Ostre sledované vlaky (1966)

CLOSELY WATCHED TRAINS (Ostre sledované vlaky)

(director/writer: Jiri Menzel; screenwriters: Bohumil Hrabal/based on the novel by Hrabal: Jirí Sust; cinematographer: Jaromír Sofr; editor: Jirina Lukesová; music: Jirí Sust; cast: Vaclav Neckar (Trainee Milos), Jitka Bendova (Conductor Masa), Vladimir Valenta (Stationmaster), Libuse Havelkova (Stationmaster’s Wife), Josef Somr (Train Dispatcher Hubieka), Alois Vachek (Station Assistant), Jitka Zelenohorska (Telegraphist), Vlastimil Brodsky (Nazi Councilor Zednicek), Ferdinand Kruta (Uncle Noneman), Kveta Fialova (The Countess), Nada Urbankova (Victoria Freie), Jiri Menzel (Doctor Brabec); Runtime: 91; MPAA Rating: NR; producer: Zdenek Oves; The Criterion Collection; 1966-Czechoslovakia-in Czech with English subtitles)

“Never letting one quite forget we’re in German-occupied Czechoslovakia and bad things are bound to happen.”

Reviewed by Dennis Schwartz

Czech New Wave director Jiri Menzel, in his directorial film debut, probably watched closely as his pleasing film received the 1967 Academy Award for Best Foreign Language Film.
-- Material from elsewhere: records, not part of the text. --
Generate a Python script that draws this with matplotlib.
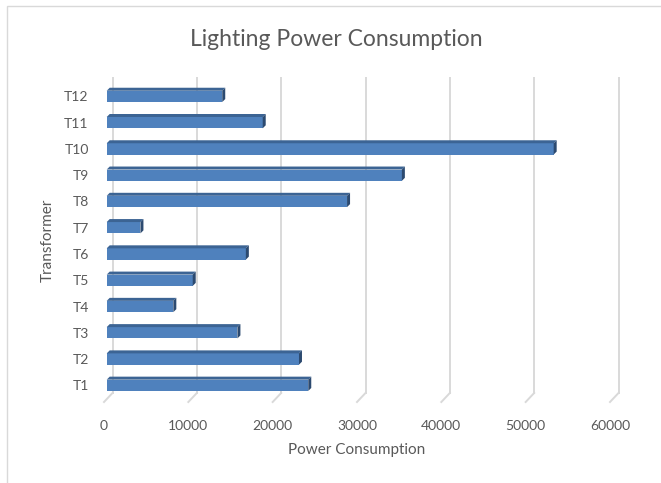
import numpy as np
import matplotlib
matplotlib.use("Agg")
import matplotlib.pyplot as plt
from matplotlib.patches import Polygon, Rectangle

# data
transformers = ["T1", "T2", "T3", "T4", "T5", "T6", "T7", "T8", "T9", "T10", "T11", "T12"]
power = [23900, 22800, 15500, 7900, 10200, 16500, 4000, 28500, 35000, 53000, 18500, 13700]
xticks = [0, 10000, 20000, 30000, 40000, 50000, 60000]

W, H = 661, 483
plt.rcParams['font.family'] = ['Lato', 'DejaVu Sans']
text_col = '#595959'

fig = plt.figure(figsize=(W / 100, H / 100), dpi=100)
# axes box in pixels: front plane from x=104 to 610, y=78 to 402
ax = fig.add_axes([104 / W, 1 - 402 / H, (610 - 104) / W, (402 - 78) / H])
ax.set_xlim(0, 60000)
ax.set_ylim(-0.636, 11.70)

px_x = 60000 / 506.0      # data units per pixel (x)
px_y = 1 / 26.27          # data units per pixel (y)

# back wall offset for the 3d look
back_dx = 8.5 * px_x
back_dy = 9 * px_y
floor_front = -0.636
floor_back = floor_front + back_dy

grid_col = '#d9d9d9'
for v in xticks:
    ax.plot([v + back_dx, v + back_dx], [floor_back, 11.70], color=grid_col, lw=1.4,
            clip_on=False, zorder=1)
    ax.plot([v, v + back_dx], [floor_front, floor_back], color=grid_col, lw=1.4,
            clip_on=False, zorder=1)

# bars with a thin top face and side face
front_col = '#4f81bd'
top_col = '#3c6494'
side_col = '#2c4a70'
h = 11.3 * px_y
bx0 = 2.7 * px_x
ddx = 3 * px_x
ddy = 3 * px_y
for i, v in enumerate(power):
    y0 = i - h / 2
    y1 = i + h / 2
    x1 = bx0 + v
    ax.add_patch(Rectangle((bx0, y0), v, h, facecolor=front_col, edgecolor='none', zorder=3))
    ax.add_patch(Polygon([(bx0, y1), (x1, y1), (x1 + ddx, y1 + ddy), (bx0 + ddx, y1 + ddy)],
                         closed=True, facecolor=top_col, edgecolor='none', zorder=3))
    ax.add_patch(Polygon([(x1, y0), (x1, y1), (x1 + ddx, y1 + ddy), (x1 + ddx, y0 + ddy)],
                         closed=True, facecolor=side_col, edgecolor='none', zorder=3))

ax.set_yticks(range(len(transformers)))
ax.set_yticklabels(transformers)
ax.set_xticks(xticks)
ax.set_xticklabels([str(t) for t in xticks])
ax.tick_params(axis='both', length=0, labelsize=10, colors=text_col)
ax.tick_params(axis='y', pad=11)
ax.tick_params(axis='x', pad=13)
for s in ax.spines.values():
    s.set_visible(False)
ax.set_facecolor('none')

ax.set_xlabel("Power Consumption", fontsize=11, color=text_col, labelpad=8)
ax.set_ylabel("Transformer", fontsize=11, color=text_col, labelpad=7)
fig.text(336 / W, 1 - 39 / H, "Lighting Power Consumption", fontsize=16.5, color=text_col,
         ha='center', va='center', fontweight='normal')

# chart border
fig.patches.append(Rectangle((7 / W, -0.1), 1.2, 1 - 6 / H + 0.1, transform=fig.transFigure,
                             fill=False, edgecolor='#d9d9d9', lw=1.0))

fig.savefig("out.png", dpi=100)
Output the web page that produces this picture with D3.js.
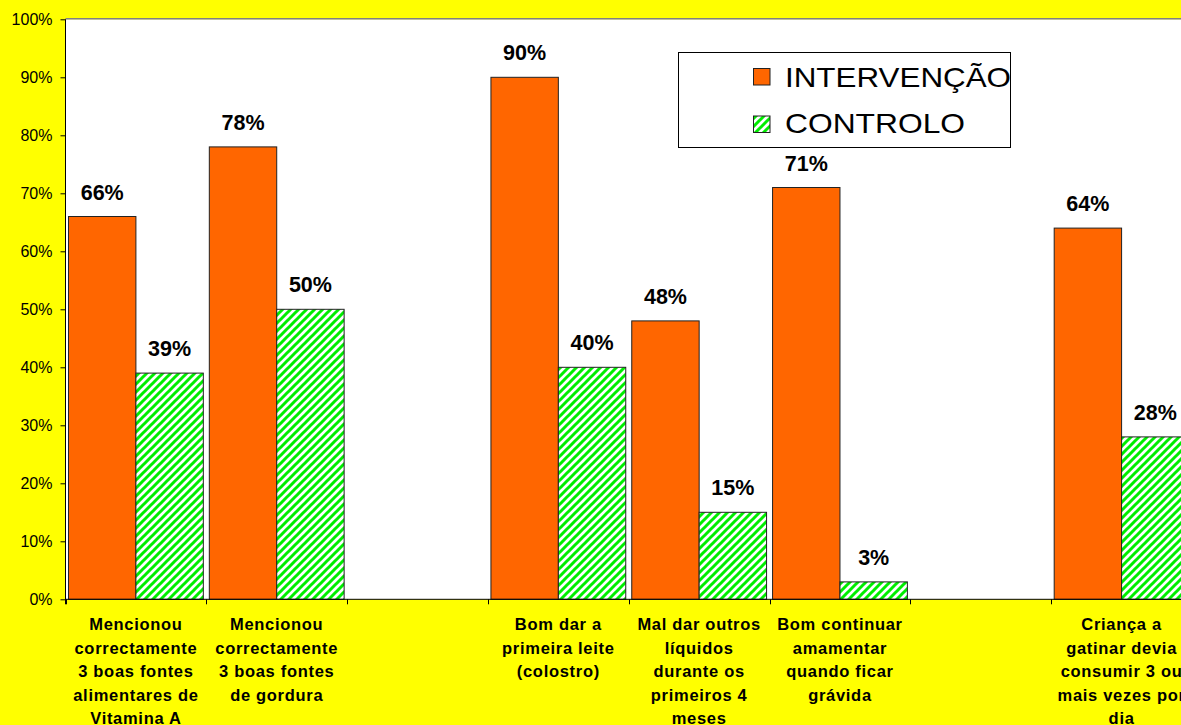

It’s based on the novel by Bohumil Hrabal and co-written by him with the director. The title is taken from the term used by the Nazis for the German munitions and troop trains that were given priority passage through their occupied country during World War II. The film starts as a lighthearted coming-of-age folk tale about a diffident young apprentice train dispatcher, Milo (Vaclav Neckar), in a sleepy backwater depot, Kostomlaty, in a part of Czechoslovakia where nothing important happens except for a few sexual dalliances until things gradually grow darker and darker.

Milo has a pretty young train conductor girlfriend, Masa (Jitka Bendova), but when they go to her photographer uncle’s studio to spend the night he’s impotent. The despondent lad tries to slash his wrists in a hotel, but that attempt fails and he’s told by the sympathetic doctor to find an experienced girl. The young pup is anxious to lose his virginity and comes to admire veteran train dispatcher Hubieka (Josef Somr), a real ladies man even though by looking at him you would never know it. Hubicka has never been promoted, but he has a lot of fun on a job that’s not too demanding and uses the arrogant stationmaster’s office sofa to entertain his lady friends. The stationmaster (Vladimir Valenta) is a pigeon-fancier who only appears from time to time to shout out Sodom and Gomorrah and then retreat back to his pigeons.

Things get more dicey when Hubicka secretly plans to blow up a German munitions train when it passes through the town. This brings a resistance fighter woman to town who goes by the underground handle of Victoria Freie (Nada Urbankova), and learning of the lad’s plight takes him to bed and makes his night by being the perfect teacher.

Menzel provides a good balance between Buster Keaton-like slapstick comedy (Hubicka rubber-stamping the backside of a peasant girl telegraphist and having a twerp-like Nazi councilor Zednicek discipline him for it) and tragedy (the blowing up of the train comes with a human price tag), never letting one quite forget we’re in German-occupied Czechoslovakia and bad things are bound to happen.